都道府県及び指定都市は,アルコール,薬物,ギャンブル等の各種依存症患者が地域で適切な医療を受けられるようにするため,依存症専門医療機関及び依存症治療拠点機関の選定を進めている。依存症専門医療機関は,依存症の専門性を有した医師が担当する入院治療や,依存症に特化した専門プログラムを有する外来医療を行うほか,相談機関や医療機関,民間団体(自助グループ等を含む。),依存症回復支援機関等と連携して依存症関連問題に取り組んでいる。また,依存症治療拠点機関は,依存症専門医療機関の中から選定され,各都道府県及び指定都市内の依存症専門医療機関の連携拠点となって,依存症に関する取組の情報発信や,医療機関を対象とした依存症に関する研修を実施するなどしている。令和2年3月末日現在,薬物依存症の専門医療機関がある地方公共団体(都道府県及び指定都市)は39,うち治療拠点機関がある地方公共団体(都道府県及び指定都市)は30であった(厚生労働省社会・援護局の資料による。)。

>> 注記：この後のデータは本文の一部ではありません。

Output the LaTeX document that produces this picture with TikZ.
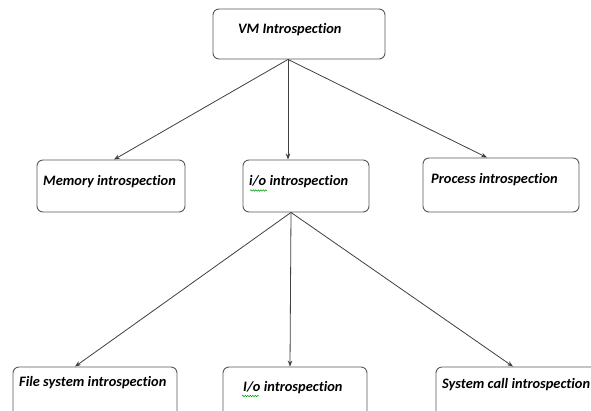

その他の専門病院等においても,薬物使用による身体的な障害や精神的な障害の治療が行われる。専門病院では,通常,第一段階として,薬物によってもたらされる中毒性精神病の症状(幻覚や妄想等)を改善するための投薬を中心とした治療が行われ,その後,第二段階として,薬物依存症そのものを治療の対象とする認知行動療法プログラム等が行われる。